Cancer patient held at airport for missing fingerprint

A brush used for fingerprint examination is displayed next to a fingerprint sample in a state government crime lab in the border city of Ciudad Juarez March 3, 2009. REUTERS/Tomas Bravo
A brush used for fingerprint examination is displayed next to a fingerprint sample in a state government crime lab in the border city of Ciudad Juarez March 3, 2009. REUTERS/Tomas Bravo
By Tan Ee Lyn | HONG KONG

HONG KONG A Singapore cancer patient was held for four hours by immigration officials in the United States when they could not detect his fingerprints -- which had apparently disappeared because of a drug he was taking.

The incident, highlighted in the Annals of Oncology, was reported by the patient's doctor, Tan Eng Huat, who advised cancer patients taking this drug to carry a doctor's letter when traveling to the United States.

The drug, capecitabine, is commonly used to treat cancers in the head and neck, breast, stomach and colorectum.
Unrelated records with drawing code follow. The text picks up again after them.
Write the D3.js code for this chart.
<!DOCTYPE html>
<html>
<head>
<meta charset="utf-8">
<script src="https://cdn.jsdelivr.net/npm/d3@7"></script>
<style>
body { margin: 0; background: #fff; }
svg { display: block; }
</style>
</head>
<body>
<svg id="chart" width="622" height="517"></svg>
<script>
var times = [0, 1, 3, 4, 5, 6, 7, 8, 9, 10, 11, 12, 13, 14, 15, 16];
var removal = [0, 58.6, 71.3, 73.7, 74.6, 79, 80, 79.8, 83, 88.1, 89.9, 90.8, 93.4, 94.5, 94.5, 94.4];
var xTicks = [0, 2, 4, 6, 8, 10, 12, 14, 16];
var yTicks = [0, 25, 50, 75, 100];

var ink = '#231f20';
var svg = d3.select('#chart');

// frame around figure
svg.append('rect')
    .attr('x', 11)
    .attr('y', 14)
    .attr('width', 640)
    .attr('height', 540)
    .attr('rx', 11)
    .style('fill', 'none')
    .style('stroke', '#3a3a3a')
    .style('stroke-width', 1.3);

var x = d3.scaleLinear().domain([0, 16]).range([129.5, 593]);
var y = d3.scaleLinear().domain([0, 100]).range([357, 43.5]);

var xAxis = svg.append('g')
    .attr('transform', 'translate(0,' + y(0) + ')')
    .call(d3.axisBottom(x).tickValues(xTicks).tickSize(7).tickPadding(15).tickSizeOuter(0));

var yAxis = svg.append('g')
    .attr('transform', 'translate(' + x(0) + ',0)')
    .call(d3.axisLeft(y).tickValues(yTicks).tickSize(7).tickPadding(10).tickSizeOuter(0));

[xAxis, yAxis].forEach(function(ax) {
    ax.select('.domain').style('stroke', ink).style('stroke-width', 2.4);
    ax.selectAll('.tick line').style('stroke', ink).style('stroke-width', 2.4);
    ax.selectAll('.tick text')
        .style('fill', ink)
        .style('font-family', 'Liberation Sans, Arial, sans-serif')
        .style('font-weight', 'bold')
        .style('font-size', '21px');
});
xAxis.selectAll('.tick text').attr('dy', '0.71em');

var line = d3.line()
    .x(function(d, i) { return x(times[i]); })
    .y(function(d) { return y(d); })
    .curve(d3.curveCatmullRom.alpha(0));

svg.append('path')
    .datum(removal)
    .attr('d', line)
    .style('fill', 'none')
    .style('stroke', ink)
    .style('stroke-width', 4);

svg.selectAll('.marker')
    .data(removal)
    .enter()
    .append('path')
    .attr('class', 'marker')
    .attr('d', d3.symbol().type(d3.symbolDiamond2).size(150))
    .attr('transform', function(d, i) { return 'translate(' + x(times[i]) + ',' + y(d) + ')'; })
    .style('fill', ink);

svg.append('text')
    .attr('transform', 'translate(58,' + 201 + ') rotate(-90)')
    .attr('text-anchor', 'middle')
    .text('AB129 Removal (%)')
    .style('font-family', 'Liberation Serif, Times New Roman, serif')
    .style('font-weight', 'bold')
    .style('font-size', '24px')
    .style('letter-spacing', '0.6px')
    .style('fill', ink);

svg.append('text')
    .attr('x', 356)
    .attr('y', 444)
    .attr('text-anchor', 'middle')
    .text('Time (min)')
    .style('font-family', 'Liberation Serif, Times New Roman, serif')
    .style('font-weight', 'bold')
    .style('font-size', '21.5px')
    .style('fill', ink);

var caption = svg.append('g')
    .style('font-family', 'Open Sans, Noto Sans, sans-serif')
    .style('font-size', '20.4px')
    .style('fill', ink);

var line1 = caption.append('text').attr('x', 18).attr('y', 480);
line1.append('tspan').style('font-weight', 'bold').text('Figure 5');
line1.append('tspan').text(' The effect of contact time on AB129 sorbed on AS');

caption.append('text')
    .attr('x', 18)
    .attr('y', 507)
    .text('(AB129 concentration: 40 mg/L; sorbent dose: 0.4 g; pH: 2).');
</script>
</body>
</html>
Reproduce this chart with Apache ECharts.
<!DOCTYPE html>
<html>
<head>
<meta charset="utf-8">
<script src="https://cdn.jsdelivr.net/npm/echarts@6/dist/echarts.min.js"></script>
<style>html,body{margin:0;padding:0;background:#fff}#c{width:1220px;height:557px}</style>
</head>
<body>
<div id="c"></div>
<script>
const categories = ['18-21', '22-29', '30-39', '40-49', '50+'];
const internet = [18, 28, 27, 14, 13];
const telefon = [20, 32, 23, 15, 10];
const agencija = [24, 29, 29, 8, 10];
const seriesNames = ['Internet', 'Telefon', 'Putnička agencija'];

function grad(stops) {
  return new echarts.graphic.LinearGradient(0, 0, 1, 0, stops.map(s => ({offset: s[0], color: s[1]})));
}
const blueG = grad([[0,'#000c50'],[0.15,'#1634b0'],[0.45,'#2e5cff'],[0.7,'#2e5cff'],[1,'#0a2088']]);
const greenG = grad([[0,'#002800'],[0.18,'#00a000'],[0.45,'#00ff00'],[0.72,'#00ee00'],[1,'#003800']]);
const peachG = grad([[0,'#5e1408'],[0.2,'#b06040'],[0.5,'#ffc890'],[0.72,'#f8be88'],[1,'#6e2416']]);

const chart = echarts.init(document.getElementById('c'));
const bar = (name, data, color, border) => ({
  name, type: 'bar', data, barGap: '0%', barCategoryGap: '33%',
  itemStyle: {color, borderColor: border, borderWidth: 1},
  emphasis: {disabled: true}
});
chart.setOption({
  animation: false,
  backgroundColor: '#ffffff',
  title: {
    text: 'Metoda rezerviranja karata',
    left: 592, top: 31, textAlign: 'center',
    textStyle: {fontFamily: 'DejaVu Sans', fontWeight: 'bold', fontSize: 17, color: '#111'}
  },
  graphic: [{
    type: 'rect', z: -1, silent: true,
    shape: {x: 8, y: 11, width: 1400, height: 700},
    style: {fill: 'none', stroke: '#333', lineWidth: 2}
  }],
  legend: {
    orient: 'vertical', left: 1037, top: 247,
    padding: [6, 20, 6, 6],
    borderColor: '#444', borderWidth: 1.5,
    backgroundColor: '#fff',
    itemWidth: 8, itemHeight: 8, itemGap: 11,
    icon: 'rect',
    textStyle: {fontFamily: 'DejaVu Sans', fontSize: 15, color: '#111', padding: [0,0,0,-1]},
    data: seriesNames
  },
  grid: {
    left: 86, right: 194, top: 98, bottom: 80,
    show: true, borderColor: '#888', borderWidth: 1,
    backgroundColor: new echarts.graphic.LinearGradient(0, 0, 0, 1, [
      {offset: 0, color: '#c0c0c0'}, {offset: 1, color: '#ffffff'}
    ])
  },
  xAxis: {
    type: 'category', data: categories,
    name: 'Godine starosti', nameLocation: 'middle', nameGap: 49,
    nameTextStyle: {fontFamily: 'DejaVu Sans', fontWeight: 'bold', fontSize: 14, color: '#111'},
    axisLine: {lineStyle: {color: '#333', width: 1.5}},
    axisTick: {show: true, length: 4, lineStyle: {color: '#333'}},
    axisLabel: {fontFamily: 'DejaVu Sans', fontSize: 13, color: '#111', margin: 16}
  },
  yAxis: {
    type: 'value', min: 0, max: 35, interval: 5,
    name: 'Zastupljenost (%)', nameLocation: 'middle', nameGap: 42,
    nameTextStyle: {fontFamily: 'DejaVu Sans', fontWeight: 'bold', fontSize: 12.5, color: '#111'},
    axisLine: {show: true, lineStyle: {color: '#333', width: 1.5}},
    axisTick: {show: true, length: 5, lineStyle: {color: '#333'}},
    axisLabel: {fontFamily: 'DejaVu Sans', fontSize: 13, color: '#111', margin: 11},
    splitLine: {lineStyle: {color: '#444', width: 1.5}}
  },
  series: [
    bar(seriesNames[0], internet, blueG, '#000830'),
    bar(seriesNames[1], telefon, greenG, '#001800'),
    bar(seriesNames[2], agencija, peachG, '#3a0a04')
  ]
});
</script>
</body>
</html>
One side-effect is chronic inflammation of the palms or soles of the feet and the skin can peel, bleed and develop ulcers or blisters -- or what is known as hand-foot syndrome.

"This can give rise to eradication of fingerprints with time," explained Tan, senior consultant in the medical oncology department at Singapore's National Cancer Center.

The patient, a 62-year-old man, had head and neck cancer that had spread but responded well to chemotherapy. To prevent the cancer from recurring, he was put on capecitabine.

"In December 2008, after more than three years of capecitabine, he went to the United States to visit his relatives," Tan wrote.

"He was detained at the airport customs for four hours because the immigration officers could not detect his fingerprints. He was allowed to enter after the custom officers were satisfied that he was not a security threat."

Tan said the loss of fingerprints is not described in the packaging of the drug, although chronic inflammation of the palms and soles of feet is included.

"The topmost layer ... is the layer that accounts for the fingerprint, that (losing that top layer) is all it takes (to lose a fingerprint)," Tan told Reuters.

"Theoretically, if you stop the drug, it will grow back but details are scanty. No one knows the frequency of this occurrence among patients taking this drug and nobody knows how long a person must be on this drug before the loss of fingerprints."